Problem details:
Using the data beneath this instruction, retype only the lines from the one that contains "Convert this chart" down to the one that contains "Chart.register(...registerables);", both included, exactly as they appear.

── Records shown ──

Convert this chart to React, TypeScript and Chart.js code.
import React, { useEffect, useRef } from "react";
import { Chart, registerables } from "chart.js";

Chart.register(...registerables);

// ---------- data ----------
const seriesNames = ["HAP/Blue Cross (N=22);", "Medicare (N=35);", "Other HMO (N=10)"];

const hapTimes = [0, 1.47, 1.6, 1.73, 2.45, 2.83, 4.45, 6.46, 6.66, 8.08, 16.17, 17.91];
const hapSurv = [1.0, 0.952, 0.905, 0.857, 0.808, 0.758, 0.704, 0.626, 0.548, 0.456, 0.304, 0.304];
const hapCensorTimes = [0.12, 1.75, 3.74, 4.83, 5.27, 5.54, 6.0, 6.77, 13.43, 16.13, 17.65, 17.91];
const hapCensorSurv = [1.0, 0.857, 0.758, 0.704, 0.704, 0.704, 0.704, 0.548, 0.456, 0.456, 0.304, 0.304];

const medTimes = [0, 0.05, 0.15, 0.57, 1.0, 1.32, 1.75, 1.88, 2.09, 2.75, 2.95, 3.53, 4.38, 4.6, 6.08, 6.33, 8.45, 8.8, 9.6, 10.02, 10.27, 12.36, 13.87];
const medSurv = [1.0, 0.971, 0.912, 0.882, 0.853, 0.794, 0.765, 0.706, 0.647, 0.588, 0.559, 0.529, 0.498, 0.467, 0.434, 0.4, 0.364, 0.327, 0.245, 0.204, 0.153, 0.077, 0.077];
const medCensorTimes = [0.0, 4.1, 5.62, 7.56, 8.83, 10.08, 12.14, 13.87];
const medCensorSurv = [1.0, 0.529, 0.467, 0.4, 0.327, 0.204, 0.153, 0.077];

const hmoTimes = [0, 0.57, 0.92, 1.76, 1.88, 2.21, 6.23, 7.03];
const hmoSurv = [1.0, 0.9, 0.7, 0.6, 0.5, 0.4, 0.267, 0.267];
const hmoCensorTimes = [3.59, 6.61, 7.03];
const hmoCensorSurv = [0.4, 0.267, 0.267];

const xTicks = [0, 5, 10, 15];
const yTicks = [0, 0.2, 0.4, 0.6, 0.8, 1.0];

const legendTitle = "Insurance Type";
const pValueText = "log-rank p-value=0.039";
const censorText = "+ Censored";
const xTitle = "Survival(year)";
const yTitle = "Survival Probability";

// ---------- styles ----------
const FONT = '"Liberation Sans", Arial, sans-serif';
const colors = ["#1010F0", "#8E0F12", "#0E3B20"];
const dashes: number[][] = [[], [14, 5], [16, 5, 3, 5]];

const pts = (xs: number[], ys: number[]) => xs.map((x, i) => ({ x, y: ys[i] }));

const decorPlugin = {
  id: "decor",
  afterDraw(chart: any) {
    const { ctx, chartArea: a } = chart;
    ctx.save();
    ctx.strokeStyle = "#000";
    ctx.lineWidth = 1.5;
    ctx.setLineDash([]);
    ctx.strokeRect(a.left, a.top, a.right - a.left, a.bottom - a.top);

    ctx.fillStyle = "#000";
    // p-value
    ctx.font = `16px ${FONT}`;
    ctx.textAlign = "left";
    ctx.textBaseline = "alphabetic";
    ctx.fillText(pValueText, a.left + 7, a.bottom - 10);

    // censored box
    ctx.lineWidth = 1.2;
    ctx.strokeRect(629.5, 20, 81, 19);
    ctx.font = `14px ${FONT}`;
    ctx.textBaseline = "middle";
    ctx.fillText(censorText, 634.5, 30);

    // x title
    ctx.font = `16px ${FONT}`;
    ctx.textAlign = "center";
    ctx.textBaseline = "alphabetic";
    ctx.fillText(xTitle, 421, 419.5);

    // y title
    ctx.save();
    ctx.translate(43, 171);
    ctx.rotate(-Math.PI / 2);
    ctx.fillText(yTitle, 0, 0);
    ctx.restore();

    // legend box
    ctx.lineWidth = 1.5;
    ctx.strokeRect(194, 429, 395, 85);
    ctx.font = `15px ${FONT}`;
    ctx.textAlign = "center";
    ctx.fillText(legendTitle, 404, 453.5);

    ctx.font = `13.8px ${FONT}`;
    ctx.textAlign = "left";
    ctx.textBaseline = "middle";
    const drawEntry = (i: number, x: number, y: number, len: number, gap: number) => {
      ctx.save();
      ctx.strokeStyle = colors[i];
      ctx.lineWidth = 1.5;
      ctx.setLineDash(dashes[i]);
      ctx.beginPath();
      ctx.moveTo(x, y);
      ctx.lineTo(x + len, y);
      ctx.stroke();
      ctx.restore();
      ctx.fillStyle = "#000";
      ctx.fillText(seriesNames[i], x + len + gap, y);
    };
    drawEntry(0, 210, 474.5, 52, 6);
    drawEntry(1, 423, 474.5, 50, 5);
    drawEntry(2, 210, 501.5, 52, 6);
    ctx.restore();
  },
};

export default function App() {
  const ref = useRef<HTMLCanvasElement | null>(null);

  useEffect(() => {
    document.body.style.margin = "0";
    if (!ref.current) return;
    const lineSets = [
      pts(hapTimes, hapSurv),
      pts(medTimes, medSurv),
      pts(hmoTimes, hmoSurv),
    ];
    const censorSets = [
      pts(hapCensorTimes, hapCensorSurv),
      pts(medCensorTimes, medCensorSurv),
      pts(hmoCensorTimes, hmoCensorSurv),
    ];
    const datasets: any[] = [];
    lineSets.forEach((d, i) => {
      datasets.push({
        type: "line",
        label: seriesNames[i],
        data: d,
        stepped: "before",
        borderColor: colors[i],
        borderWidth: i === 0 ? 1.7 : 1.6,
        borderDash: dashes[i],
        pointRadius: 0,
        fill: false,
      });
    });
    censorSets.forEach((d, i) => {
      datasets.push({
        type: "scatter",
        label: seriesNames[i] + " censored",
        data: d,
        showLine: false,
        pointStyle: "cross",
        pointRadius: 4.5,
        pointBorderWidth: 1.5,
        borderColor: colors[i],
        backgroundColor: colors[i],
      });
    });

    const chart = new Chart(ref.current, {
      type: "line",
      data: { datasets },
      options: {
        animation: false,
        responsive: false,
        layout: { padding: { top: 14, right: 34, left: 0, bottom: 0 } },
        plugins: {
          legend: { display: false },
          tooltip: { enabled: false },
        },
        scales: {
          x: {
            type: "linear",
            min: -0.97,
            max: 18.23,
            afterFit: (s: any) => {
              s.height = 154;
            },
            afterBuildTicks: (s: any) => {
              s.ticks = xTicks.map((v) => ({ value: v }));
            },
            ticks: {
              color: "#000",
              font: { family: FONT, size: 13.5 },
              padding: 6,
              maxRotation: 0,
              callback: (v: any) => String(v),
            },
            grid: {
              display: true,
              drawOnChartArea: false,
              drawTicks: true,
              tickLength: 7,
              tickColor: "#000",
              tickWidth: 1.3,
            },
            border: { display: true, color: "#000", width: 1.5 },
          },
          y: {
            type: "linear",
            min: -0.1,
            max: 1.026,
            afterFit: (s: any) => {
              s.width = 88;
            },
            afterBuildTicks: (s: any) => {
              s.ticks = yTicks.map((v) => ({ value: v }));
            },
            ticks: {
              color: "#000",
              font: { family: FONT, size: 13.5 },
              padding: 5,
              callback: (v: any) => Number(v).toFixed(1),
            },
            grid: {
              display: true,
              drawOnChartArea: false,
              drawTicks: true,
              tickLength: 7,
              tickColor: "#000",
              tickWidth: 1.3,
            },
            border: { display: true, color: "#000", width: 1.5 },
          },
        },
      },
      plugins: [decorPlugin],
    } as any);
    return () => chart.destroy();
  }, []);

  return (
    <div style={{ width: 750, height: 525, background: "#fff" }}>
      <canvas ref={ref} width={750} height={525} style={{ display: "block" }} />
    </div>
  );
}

───
── Records shown ──

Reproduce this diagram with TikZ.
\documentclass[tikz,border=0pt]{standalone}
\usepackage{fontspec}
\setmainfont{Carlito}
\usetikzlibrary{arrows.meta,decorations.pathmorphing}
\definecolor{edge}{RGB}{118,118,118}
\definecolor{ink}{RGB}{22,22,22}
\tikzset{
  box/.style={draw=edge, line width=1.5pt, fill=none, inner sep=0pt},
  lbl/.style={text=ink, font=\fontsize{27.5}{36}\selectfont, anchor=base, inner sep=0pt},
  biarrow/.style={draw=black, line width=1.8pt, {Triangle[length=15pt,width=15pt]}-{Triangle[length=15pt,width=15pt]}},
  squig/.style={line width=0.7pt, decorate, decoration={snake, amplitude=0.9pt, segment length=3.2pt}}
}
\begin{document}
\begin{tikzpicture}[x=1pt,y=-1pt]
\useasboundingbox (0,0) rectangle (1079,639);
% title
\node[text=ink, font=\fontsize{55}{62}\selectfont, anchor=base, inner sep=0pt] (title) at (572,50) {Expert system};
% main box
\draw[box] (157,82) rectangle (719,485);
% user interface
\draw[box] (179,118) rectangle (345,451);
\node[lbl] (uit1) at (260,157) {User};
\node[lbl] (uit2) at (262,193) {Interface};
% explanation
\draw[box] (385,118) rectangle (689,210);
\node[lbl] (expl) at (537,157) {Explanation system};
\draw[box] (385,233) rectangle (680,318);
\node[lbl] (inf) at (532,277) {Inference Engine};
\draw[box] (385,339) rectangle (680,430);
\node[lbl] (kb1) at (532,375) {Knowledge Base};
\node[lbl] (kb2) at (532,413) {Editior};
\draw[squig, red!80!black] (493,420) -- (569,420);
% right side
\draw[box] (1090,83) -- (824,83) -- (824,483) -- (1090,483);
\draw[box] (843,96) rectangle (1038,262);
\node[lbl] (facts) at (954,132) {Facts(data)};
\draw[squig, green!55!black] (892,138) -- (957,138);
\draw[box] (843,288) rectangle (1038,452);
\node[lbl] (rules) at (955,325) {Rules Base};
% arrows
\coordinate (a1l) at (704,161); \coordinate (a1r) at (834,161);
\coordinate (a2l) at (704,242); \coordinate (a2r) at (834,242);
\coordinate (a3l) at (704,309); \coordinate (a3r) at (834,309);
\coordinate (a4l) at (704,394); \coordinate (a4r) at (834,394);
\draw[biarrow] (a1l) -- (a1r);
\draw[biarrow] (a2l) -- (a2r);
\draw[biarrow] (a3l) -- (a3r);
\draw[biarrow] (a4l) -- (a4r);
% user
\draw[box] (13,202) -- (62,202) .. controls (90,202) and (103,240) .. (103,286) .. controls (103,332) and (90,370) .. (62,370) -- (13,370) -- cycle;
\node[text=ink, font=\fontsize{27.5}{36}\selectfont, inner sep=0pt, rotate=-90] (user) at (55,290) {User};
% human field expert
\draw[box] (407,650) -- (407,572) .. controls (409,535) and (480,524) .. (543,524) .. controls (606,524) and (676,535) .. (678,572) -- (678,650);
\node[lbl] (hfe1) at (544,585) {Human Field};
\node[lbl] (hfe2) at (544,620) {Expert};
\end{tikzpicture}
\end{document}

───

Written reply:
Convert this chart to React, TypeScript and Chart.js code.
import React, { useEffect, useRef } from "react";
import { Chart, registerables } from "chart.js";

Chart.register(...registerables);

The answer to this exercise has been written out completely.